There are a few Whisper-based alternatives for Mac. I tried faster-whisper and whisper.cpp, but found them either tedious to set up (compiling C++ is no fun) or not noticeably faster. I eventually landed on mlx-whisper.
mlx-whisper is a Whisper implementation built on Apple’s official MLX framework. It calls the GPU and neural engine on M-series chips directly, making it significantly faster than the native Python version.
Installation
Requirements
- Mac with Apple Silicon (M1 / M2 / M3 / M4)
brewand Python 3.11 or later installed
Step 1: Install the audio processing dependency
mlx-whisper relies on ffmpeg for audio decoding. Install it via Homebrew first:
brew install ffmpeg
Step 2: Set up a Python virtual environment
Create an isolated virtual environment to keep things clean, then install the package:
python3.11 -m venv .venv
source .venv/bin/activate
pip install mlx-whisper
Step 3: Start transcribing
There are two ways to use mlx-whisper: the command line (CLI) or the Python API.
Command Line (CLI)
# Simplest usage — defaults to the whisper-tiny model
mlx_whisper audio.mp3
# Specify a model (recommended for Chinese/multilingual content)

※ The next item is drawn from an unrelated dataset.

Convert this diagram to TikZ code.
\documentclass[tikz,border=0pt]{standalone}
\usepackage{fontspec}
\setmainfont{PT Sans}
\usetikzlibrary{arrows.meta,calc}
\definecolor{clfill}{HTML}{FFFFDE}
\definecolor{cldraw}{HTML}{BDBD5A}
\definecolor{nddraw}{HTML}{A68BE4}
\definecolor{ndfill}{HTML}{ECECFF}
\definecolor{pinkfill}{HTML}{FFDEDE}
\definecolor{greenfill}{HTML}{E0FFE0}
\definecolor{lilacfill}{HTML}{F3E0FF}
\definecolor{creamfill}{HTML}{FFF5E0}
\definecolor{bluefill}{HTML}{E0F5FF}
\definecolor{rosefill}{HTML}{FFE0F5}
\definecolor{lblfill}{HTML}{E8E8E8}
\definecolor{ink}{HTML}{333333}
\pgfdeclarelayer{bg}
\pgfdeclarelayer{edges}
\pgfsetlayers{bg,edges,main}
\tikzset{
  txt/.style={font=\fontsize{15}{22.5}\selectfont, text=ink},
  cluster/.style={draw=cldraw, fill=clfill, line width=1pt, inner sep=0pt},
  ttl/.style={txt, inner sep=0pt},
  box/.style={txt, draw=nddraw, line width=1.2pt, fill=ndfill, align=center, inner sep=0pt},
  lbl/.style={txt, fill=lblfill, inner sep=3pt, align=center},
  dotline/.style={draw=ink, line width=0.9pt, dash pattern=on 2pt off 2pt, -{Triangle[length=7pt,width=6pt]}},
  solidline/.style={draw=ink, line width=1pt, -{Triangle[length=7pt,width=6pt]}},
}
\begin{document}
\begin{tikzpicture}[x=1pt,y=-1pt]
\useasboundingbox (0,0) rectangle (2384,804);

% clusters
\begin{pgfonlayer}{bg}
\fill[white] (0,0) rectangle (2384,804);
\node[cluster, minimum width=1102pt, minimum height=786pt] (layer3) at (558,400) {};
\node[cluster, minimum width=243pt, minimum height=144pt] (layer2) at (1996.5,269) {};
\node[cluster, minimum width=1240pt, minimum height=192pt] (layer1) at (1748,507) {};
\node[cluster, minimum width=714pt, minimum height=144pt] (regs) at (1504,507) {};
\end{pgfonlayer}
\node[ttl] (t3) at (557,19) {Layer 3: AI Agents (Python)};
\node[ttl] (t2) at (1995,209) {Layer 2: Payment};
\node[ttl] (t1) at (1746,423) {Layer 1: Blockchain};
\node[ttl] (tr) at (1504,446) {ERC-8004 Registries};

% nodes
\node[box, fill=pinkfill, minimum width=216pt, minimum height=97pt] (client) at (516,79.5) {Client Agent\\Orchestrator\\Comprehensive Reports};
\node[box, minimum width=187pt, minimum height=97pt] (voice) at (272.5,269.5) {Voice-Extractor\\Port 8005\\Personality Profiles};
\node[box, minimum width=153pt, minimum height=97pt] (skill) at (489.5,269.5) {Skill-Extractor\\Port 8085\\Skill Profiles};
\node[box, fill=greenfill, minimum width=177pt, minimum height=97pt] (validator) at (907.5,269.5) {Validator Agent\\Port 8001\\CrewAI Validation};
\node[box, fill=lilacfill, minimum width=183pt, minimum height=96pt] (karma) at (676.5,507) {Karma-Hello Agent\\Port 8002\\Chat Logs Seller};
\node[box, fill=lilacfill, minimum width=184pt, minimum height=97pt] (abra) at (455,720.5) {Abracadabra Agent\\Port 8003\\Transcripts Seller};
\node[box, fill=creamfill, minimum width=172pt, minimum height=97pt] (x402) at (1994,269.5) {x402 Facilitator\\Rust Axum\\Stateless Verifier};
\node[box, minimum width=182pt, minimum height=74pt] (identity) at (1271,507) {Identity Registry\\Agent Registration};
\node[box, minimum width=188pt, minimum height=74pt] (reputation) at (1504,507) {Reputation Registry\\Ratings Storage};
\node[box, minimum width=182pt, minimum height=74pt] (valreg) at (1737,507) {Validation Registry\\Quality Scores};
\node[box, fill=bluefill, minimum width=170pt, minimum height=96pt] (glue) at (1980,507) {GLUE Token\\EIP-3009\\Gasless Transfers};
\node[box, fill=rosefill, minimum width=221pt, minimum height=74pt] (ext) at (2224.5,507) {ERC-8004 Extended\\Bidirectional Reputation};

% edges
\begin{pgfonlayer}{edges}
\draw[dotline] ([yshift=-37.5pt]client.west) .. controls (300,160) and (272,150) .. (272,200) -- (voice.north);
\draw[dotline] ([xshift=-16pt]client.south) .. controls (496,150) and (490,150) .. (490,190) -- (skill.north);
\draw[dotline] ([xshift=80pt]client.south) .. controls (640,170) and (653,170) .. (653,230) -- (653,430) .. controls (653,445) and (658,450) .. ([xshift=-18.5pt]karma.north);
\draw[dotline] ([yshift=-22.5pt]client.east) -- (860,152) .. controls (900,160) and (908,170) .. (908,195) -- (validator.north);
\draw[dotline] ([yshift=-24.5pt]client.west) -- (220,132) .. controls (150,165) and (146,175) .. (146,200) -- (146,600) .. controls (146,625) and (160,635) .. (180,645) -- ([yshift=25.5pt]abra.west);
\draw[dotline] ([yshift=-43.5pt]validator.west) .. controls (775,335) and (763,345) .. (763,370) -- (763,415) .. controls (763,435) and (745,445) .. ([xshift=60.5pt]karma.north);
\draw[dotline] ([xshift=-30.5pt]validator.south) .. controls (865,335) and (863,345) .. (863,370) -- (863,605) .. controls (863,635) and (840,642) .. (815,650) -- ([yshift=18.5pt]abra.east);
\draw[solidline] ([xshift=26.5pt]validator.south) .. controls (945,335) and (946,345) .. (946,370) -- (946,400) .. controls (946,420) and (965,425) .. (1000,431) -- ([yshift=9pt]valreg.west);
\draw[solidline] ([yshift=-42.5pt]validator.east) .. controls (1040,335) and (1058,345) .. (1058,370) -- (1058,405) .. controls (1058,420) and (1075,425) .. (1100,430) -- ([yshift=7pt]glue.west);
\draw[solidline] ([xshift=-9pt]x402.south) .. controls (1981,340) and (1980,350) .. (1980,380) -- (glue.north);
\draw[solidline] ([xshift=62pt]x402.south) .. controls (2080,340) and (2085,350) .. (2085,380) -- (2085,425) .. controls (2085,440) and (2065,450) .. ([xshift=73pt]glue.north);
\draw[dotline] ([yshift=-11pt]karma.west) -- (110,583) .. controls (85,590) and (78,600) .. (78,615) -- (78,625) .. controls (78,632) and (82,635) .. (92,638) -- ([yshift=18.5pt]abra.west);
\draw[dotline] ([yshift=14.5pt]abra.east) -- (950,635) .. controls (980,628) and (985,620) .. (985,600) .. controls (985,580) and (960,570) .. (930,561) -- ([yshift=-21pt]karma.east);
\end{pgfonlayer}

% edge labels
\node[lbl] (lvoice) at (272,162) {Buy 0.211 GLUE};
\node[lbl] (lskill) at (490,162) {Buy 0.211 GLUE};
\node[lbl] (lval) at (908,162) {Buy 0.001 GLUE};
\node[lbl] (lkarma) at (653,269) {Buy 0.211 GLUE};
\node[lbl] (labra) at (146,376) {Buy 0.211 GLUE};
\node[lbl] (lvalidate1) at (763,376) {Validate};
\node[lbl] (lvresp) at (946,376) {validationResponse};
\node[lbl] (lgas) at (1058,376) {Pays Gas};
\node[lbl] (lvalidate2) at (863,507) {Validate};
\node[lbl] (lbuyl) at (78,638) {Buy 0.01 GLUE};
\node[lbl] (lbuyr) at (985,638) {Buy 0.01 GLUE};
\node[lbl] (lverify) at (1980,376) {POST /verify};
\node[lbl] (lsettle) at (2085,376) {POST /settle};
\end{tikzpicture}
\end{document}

mlx_whisper audio.mp3 --model mlx-community/whisper-large-v3-turbo
# Output as an SRT subtitle file
mlx_whisper audio.mp3 --model mlx-community/whisper-large-v3-turbo -f srt
The output file (e.g. audio.txt or audio.srt) is saved in the same directory.
Python API
import mlx_whisper
# Basic usage
result = mlx_whisper.transcribe("audio.mp3")
print(result["text"])
# Specify a model
result = mlx_whisper.transcribe(
"audio.mp3",
path_or_hf_repo="mlx-community/whisper-large-v3-turbo"
)
print(result["text"])
# Word-level timestamps
result = mlx_whisper.transcribe(
"audio.mp3",
path_or_hf_repo="mlx-community/whisper-large-v3-turbo",
word_timestamps=True
)
# Detailed segment info
for segment in result["segments"]:
print(f"[{segment['start']:.1f}s -> {segment['end']:.1f}s] {segment['text']}")

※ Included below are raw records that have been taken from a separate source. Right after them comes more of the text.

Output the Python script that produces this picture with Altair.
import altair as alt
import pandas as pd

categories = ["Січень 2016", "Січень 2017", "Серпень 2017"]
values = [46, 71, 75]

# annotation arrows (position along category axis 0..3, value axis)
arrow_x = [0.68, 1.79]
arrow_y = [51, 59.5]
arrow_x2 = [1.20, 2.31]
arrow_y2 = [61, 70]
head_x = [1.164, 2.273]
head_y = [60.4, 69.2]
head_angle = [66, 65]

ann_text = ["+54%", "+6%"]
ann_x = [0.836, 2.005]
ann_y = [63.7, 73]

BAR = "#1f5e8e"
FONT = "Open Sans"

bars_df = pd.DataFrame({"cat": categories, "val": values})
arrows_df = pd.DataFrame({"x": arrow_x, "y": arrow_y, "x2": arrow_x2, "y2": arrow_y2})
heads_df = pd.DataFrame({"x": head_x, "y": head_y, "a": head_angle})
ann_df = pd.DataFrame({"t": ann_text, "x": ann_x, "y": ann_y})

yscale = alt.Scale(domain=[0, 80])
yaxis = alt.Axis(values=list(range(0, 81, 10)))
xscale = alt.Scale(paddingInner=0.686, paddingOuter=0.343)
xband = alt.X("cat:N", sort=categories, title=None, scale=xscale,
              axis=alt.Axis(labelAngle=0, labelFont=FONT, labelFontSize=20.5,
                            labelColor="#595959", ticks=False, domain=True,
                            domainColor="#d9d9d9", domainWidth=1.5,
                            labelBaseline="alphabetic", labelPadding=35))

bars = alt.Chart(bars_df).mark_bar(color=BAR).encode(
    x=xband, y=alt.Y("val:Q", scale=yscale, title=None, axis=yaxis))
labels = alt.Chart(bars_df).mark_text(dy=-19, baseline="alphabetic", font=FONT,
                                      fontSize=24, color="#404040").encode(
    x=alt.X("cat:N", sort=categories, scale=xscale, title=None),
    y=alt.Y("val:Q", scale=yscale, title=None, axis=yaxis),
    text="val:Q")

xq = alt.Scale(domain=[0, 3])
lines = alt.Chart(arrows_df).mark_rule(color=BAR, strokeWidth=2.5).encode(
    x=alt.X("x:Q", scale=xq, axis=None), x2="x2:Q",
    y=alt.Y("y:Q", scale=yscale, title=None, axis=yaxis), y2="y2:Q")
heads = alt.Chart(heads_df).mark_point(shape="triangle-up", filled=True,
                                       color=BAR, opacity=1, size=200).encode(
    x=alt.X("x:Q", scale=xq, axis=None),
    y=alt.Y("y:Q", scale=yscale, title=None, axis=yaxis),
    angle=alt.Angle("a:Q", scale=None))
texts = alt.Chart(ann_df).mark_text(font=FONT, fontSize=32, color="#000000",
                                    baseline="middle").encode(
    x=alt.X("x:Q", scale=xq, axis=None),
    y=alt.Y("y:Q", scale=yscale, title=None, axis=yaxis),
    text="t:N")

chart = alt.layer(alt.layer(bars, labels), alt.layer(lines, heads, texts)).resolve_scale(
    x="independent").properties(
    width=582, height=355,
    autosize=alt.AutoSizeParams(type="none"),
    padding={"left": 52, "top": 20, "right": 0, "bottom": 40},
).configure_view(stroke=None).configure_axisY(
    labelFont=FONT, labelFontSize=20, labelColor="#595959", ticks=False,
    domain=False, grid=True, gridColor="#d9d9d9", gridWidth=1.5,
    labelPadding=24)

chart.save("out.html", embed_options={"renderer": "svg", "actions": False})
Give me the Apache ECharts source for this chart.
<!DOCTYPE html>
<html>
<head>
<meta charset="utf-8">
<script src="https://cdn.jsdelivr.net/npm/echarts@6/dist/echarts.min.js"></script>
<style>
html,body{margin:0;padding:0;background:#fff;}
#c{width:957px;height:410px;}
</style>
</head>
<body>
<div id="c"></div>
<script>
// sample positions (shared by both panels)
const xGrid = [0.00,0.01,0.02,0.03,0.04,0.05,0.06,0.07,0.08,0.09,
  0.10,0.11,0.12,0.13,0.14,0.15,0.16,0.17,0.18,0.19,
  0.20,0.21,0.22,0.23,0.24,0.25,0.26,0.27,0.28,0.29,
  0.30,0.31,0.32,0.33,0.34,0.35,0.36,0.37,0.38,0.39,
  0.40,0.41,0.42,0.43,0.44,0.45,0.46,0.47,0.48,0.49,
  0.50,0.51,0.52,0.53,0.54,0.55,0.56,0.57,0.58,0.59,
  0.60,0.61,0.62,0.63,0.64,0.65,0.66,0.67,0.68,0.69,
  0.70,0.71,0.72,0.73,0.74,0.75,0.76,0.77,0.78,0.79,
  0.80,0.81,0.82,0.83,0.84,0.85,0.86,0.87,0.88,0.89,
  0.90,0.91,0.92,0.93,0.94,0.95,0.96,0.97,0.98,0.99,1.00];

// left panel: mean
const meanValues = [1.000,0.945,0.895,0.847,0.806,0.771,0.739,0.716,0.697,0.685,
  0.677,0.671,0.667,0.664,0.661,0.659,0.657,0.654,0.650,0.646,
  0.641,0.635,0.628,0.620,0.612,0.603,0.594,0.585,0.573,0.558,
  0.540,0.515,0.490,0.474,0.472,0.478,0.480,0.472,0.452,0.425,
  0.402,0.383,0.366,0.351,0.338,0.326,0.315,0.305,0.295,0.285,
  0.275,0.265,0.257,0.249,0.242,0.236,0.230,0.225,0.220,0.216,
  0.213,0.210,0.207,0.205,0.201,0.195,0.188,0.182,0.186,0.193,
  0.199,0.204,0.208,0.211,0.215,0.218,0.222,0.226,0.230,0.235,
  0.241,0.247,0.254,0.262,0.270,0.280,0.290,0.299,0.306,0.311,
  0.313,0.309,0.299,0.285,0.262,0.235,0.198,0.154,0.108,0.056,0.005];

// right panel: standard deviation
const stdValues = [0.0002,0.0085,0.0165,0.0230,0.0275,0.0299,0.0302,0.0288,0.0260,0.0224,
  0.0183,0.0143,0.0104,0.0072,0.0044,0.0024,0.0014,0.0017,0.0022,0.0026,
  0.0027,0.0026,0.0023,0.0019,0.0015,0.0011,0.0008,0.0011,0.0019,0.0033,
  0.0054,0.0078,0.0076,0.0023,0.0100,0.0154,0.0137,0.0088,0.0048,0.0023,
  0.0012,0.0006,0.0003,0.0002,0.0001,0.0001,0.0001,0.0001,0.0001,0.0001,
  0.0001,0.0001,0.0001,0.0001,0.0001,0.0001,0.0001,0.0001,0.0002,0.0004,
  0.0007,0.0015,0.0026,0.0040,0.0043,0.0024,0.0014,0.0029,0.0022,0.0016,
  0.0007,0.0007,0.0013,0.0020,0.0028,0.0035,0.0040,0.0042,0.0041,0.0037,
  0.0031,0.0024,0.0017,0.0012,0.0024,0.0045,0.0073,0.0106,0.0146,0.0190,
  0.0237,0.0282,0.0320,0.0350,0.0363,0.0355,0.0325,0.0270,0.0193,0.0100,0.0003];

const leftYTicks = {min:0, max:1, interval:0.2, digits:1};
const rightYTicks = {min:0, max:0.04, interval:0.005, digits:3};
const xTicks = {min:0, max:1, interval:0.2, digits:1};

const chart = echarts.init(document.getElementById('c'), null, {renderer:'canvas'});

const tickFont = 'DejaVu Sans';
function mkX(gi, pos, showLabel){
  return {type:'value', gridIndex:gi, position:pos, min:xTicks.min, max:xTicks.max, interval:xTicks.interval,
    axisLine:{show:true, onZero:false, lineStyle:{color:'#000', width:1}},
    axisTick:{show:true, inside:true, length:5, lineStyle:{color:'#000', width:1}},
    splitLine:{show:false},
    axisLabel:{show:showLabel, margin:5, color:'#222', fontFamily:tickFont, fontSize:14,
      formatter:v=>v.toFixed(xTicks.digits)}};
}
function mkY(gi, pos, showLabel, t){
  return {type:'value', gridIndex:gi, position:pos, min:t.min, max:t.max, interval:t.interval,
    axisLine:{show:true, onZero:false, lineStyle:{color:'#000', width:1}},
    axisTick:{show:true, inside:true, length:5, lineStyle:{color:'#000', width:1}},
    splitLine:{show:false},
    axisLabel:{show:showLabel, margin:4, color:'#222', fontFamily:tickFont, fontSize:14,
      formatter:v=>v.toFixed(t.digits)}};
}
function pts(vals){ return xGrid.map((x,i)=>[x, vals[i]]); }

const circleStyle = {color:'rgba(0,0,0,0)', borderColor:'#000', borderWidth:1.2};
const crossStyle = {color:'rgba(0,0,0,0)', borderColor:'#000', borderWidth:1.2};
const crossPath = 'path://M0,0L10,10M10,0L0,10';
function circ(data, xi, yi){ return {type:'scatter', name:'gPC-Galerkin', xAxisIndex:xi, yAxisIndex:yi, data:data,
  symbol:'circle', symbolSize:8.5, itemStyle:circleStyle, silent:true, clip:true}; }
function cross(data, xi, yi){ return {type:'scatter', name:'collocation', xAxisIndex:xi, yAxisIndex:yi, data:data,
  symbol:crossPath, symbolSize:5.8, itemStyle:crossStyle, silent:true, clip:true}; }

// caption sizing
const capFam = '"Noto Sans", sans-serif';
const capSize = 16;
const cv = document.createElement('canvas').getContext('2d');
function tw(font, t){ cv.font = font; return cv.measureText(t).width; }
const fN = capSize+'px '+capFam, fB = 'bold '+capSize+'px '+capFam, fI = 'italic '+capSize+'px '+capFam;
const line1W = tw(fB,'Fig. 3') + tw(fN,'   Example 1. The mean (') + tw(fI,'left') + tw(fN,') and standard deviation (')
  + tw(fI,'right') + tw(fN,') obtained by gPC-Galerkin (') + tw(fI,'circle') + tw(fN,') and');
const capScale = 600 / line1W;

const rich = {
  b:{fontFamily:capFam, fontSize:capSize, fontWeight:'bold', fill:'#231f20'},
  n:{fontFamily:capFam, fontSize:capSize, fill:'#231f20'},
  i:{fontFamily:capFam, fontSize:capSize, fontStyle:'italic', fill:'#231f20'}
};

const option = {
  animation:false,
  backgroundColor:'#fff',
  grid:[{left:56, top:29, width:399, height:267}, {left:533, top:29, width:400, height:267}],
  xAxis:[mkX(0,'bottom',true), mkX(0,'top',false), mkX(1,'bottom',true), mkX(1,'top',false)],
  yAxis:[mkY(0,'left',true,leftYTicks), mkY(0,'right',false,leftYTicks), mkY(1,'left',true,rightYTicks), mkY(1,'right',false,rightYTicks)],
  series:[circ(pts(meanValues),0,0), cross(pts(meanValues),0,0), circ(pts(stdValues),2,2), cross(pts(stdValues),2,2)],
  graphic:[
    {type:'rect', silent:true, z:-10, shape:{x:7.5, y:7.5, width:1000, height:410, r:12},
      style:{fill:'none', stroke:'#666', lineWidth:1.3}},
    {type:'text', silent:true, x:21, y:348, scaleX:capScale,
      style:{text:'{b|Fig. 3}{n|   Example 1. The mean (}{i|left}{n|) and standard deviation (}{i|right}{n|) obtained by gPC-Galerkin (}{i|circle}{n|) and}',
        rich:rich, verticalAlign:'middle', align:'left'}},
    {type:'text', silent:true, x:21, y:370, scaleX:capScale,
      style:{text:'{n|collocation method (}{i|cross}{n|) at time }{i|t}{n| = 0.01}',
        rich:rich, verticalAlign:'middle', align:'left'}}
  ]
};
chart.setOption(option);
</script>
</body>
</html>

The model is downloaded automatically from Hugging Face on first run and cached locally for subsequent use.
Model Comparison
Here are the main models available from mlx-community, with actual download sizes:
| Model | Download Size | Chinese | Speed | Best For |
|---|---|---|---|---|
mlx-community/whisper-tiny-mlx | 74 MB | Poor | Fastest | Quick drafts, English only |
mlx-community/whisper-small-mlx | 481 MB | Fair | Fast | Primarily English content |
mlx-community/whisper-medium-mlx | 1.5 GB | Good | Medium | Mixed Chinese/English |
mlx-community/whisper-large-v3-mlx | 3.1 GB | Excellent | Slower | Chinese, multilingual, highest accuracy |
mlx-community/whisper-large-v3-turbo | 1.6 GB | Excellent | Fast | Chinese, multilingual, speed + accuracy ⭐ |
Recommendation: For Chinese content, go with
mlx-community/whisper-large-v3-turbo. It’s a distilled version oflarge-v3with comparable accuracy but much faster inference — the best balance of speed and quality.
Full model list: Hugging Face mlx-community Whisper collection
Conclusion
mlx-whisper is the most hassle-free way to run Whisper on a Mac with Apple Silicon — a few commands to install, no C++ compilation, no extra configuration, and it just works. In practice, pairing it with the large-v3-turbo model gives excellent Chinese transcription accuracy at a fraction of the original wait time.
If you have any audio-to-text needs on your Mac, mlx-whisper is well worth trying.